Art of the Genre: Looking Back at Old Readings with Neil and Fritz Leiber
Neil Gaiman and I have a strange relationship, that being that we have no relationship whatsoever. That said, I take full responsibility for our lack of communication as the first time I turned my nose up at speaking privately with Neil was back in 1993 at the Diamond Comic Distributors convention in Atlanta.
So there I was, two floors above the off-entry lounge and looking over a railing when Neil, in his usual black, walked into the empty square couches all alone, kicked up his feet, and just sat there for a full twenty minutes without a soul coming to disturb him. Sure, I could have gone to the elevator behind me, traveled down and taken a seat, asking Neil how it felt to have Tori Amos sing about hanging out with him and the Dream King on her Little Earthquakes album, but no, I just wasn’t that into doing so. [Perhaps the most intriguing part of this tale is that I timed his small respite from the convention crowds on my wristwatch, and neither he nor I had the use of a smartphone to keep our attention… ah, what a massively different world we once lived in!]

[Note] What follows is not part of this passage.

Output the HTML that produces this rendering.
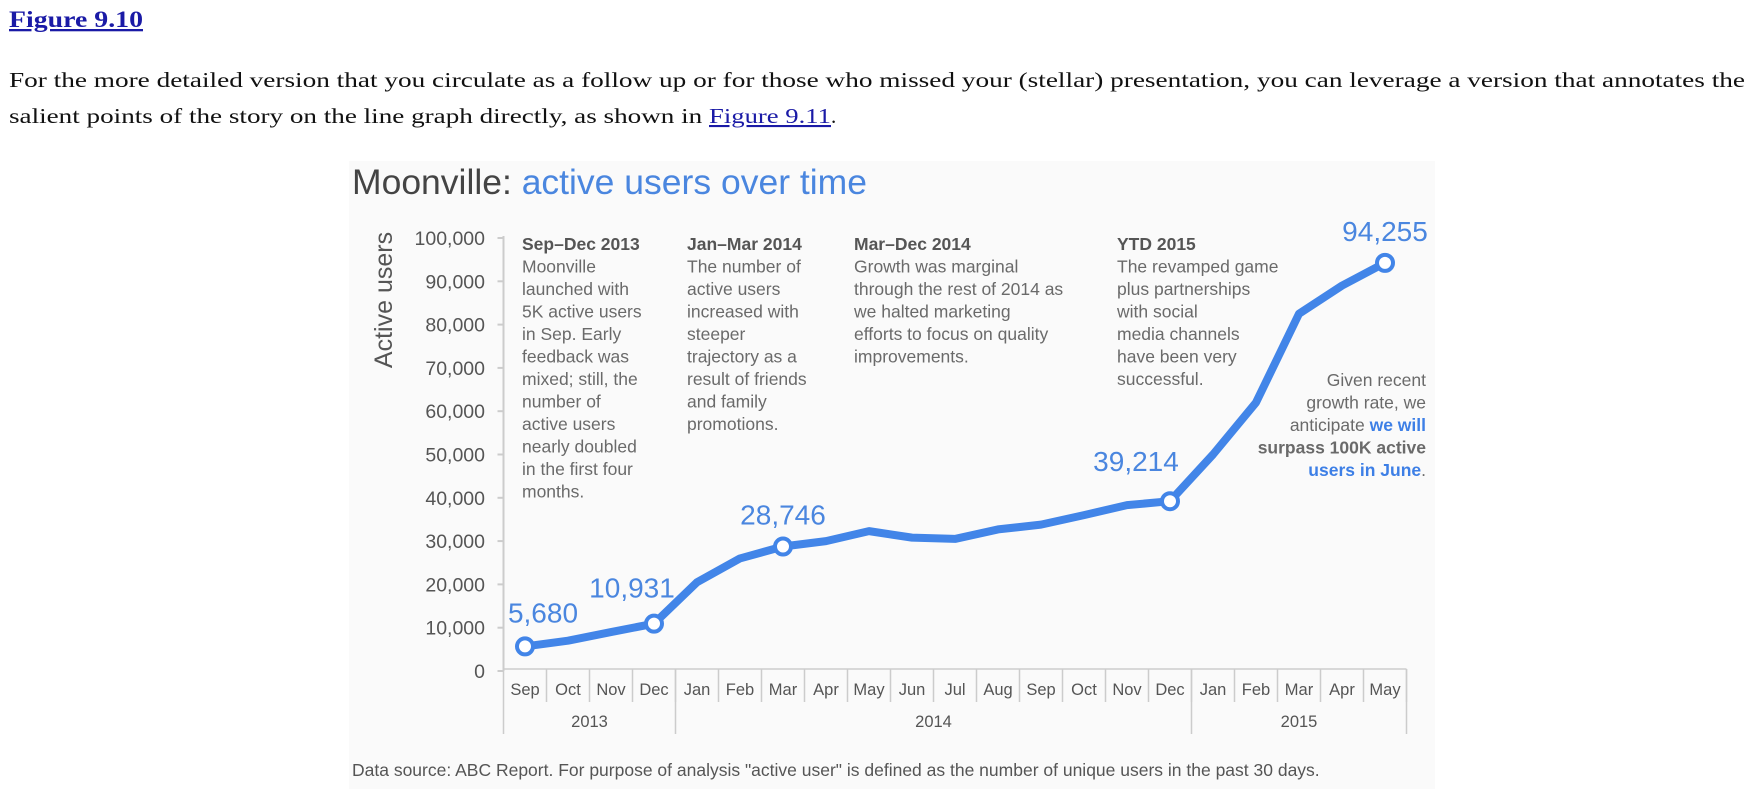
<!DOCTYPE html>
<html><head><meta charset="utf-8"><style>
html,body{margin:0;padding:0;background:#fff;}
svg{display:block;}
text{font-family:"Liberation Sans",Arial,sans-serif;}
.serif{font-family:"Liberation Serif",serif;}
.ann{font-size:17.5px;fill:#6a6a6a;}
.annb{font-size:17.5px;fill:#555;font-weight:bold;}
.tick{font-size:19.5px;fill:#555;}
.mon{font-size:16.5px;fill:#555;}
.val{font-size:28px;fill:#4a86df;}
</style></head><body>
<svg id="chart" width="1755" height="789" viewBox="0 0 1755 789">
  <a><text class="serif" x="9" y="27" font-size="23" font-weight="bold" fill="#1a1aa6" text-decoration="underline" textLength="134" lengthAdjust="spacingAndGlyphs">Figure 9.10</text></a>
  <text class="serif" x="9" y="87" font-size="21" fill="#111" textLength="1736" lengthAdjust="spacingAndGlyphs">For the more detailed version that you circulate as a follow up or for those who missed your (stellar) presentation, you can leverage a version that annotates the</text>
  <text class="serif" x="9" y="123" font-size="21" fill="#111"><tspan textLength="700" lengthAdjust="spacingAndGlyphs">salient points of the story on the line graph directly, as shown in </tspan><tspan fill="#1a1aa6" text-decoration="underline" textLength="122" lengthAdjust="spacingAndGlyphs">Figure 9.11</tspan>.</text>

  <rect x="349" y="161" width="1086" height="628" fill="#fafafa"/>
  <text x="352" y="194" font-size="35.5" fill="#444">Moonville: <tspan fill="#4a86df">active users over time</tspan></text>
  <text transform="translate(392,300) rotate(-90)" text-anchor="middle" font-size="25" fill="#555">Active users</text>

  <g id="yaxis"></g>
  <g id="xaxis"></g>

  <g>
    <text class="annb" x="522" y="250">Sep–Dec 2013</text>
    <text class="ann" x="522" y="272.5">Moonville</text>
    <text class="ann" x="522" y="295">launched with</text>
    <text class="ann" x="522" y="317.5">5K active users</text>
    <text class="ann" x="522" y="340">in Sep. Early</text>
    <text class="ann" x="522" y="362.5">feedback was</text>
    <text class="ann" x="522" y="385">mixed; still, the</text>
    <text class="ann" x="522" y="407.5">number of</text>
    <text class="ann" x="522" y="430">active users</text>
    <text class="ann" x="522" y="452.5">nearly doubled</text>
    <text class="ann" x="522" y="475">in the first four</text>
    <text class="ann" x="522" y="497.5">months.</text>
  </g>
  <g>
    <text class="annb" x="687" y="250">Jan–Mar 2014</text>
    <text class="ann" x="687" y="272.5">The number of</text>
    <text class="ann" x="687" y="295">active users</text>
    <text class="ann" x="687" y="317.5">increased with</text>
    <text class="ann" x="687" y="340">steeper</text>
    <text class="ann" x="687" y="362.5">trajectory as a</text>
    <text class="ann" x="687" y="385">result of friends</text>
    <text class="ann" x="687" y="407.5">and family</text>
    <text class="ann" x="687" y="430">promotions.</text>
  </g>
  <g>
    <text class="annb" x="854" y="250">Mar–Dec 2014</text>
    <text class="ann" x="854" y="272.5">Growth was marginal</text>
    <text class="ann" x="854" y="295">through the rest of 2014 as</text>
    <text class="ann" x="854" y="317.5">we halted marketing</text>
    <text class="ann" x="854" y="340">efforts to focus on quality</text>
    <text class="ann" x="854" y="362.5">improvements.</text>
  </g>
  <g>
    <text class="annb" x="1117" y="250">YTD 2015</text>
    <text class="ann" x="1117" y="272.5">The revamped game</text>
    <text class="ann" x="1117" y="295">plus partnerships</text>
    <text class="ann" x="1117" y="317.5">with social</text>
    <text class="ann" x="1117" y="340">media channels</text>
    <text class="ann" x="1117" y="362.5">have been very</text>
    <text class="ann" x="1117" y="385">successful.</text>
  </g>
  <g text-anchor="end">
    <text class="ann" x="1426" y="386">Given recent</text>
    <text class="ann" x="1426" y="408.5">growth rate, we</text>
    <text class="ann" x="1426" y="431">anticipate <tspan fill="#3d7fe6" font-weight="bold">we will</tspan></text>
    <text class="ann" x="1426" y="453.5" fill="#3d7fe6" font-weight="bold">surpass 100K active</text>
    <text class="ann" x="1426" y="476"><tspan fill="#3d7fe6" font-weight="bold">users in June</tspan>.</text>
  </g>

  <g id="series"></g>

  <text x="352" y="776" font-size="17.5" fill="#555">Data source: ABC Report. For purpose of analysis "active user" is defined as the number of unique users in the past 30 days.</text>
</svg>
<script>
const months = ["Sep","Oct","Nov","Dec","Jan","Feb","Mar","Apr","May","Jun","Jul","Aug","Sep","Oct","Nov","Dec","Jan","Feb","Mar","Apr","May"];
const activeUsers = [5680,7000,9000,10931,20500,26000,28746,30000,32300,30800,30500,32700,33800,36000,38300,39214,50000,62000,82500,89000,94255];
const years = ["2013","2014","2015"];
const yearMonthCounts = [4,12,5];
const yTicks = [0,10000,20000,30000,40000,50000,60000,70000,80000,90000,100000];
const labeledIdx = [0,3,6,15,20];

const NS = "http://www.w3.org/2000/svg";
const axisX = 503.5, x0 = 525, step = 43;
const yBase = 671, yPer = 0.00433;
function xs(i){ return x0 + i*step; }
function ys(v){ return yBase - v*yPer; }
function mk(tag, attrs, parent){ const e=document.createElementNS(NS,tag); for(const k in attrs) e.setAttribute(k,attrs[k]); parent.appendChild(e); return e; }

const ya = document.getElementById('yaxis');
mk('line',{x1:axisX,y1:ys(100000)-2,x2:axisX,y2:yBase,stroke:'#ccc','stroke-width':2},ya);
yTicks.forEach(v=>{
  const t = mk('line',{x1:axisX-6,y1:ys(v),x2:axisX,y2:ys(v),stroke:'#ccc','stroke-width':2},ya);
  
  
  const l = mk('text',{x:485,y:ys(v)+7,'text-anchor':'end',class:'tick'},ya);
  l.textContent = v.toLocaleString('en-US');
  
  
});

const xa = document.getElementById('xaxis');
const xEnd = xs(months.length-1)+step/2;
mk('line',{x1:axisX,y1:yBase-2,x2:xEnd,y2:yBase-2,stroke:'#ccc','stroke-width':1.5},xa);
months.forEach((m,i)=>{
  const d = mk('line',{x1:xs(i)+step/2,y1:yBase-2,x2:xs(i)+step/2,y2:702,stroke:'#ccc','stroke-width':1.5},xa);
  
  
  const t = mk('text',{x:xs(i),y:695,'text-anchor':'middle',class:'mon'},xa);
  t.textContent = m;
  
  
});
let start = 0;
mk('line',{x1:axisX,y1:yBase-2,x2:axisX,y2:734,stroke:'#ccc','stroke-width':1.5},xa);
years.forEach((y,k)=>{
  const n = yearMonthCounts[k];
  const left = xs(start)-step/2, right = xs(start+n-1)+step/2;
  const s = mk('line',{x1:right,y1:yBase-2,x2:right,y2:734,stroke:'#ccc','stroke-width':1.5},xa);
  
  
  const t = mk('text',{x:(left+right)/2,y:727,'text-anchor':'middle',class:'mon'},xa);
  t.textContent = y;
  
  
  start += n;
});

const sg = document.getElementById('series');
const path = mk('polyline',{points:activeUsers.map((v,i)=>xs(i)+','+ys(v)).join(' '),fill:'none',stroke:'#4285e8','stroke-width':8,'stroke-linejoin':'round','stroke-linecap':'round'},sg);


const labelOffsets = {0:[18,-34],3:[-22,-36],6:[0,-32],15:[-34,-40],20:[0,-32]};
labeledIdx.forEach(i=>{
  const c = mk('circle',{cx:xs(i),cy:ys(activeUsers[i]),r:8,fill:'#fff',stroke:'#4285e8','stroke-width':4},sg);
  
  
  const o = labelOffsets[i];
  const t = mk('text',{x:xs(i)+o[0],y:ys(activeUsers[i])+o[1]+10,'text-anchor':'middle',class:'val'},sg);
  t.textContent = activeUsers[i].toLocaleString('en-US');
  
  
});
</script>
</body></html>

Fast forward to San Diego and the 2011 World Fantasy Convention. Again, fate would put me in Neil’s path, this time after he’d given a secondary non-sanctioned signing session when the convention had forced him to close his first one because it went too long. Between restaurants, Neil took a moment amid the palm fronds to collect himself as the convention broke down and people said goodbye around his private island unaware. Me, having said farewell to my Black Gate crew, witnessed this act of peaceful contemplation and decided yet again that Neil and I just weren’t in the right place for a confab.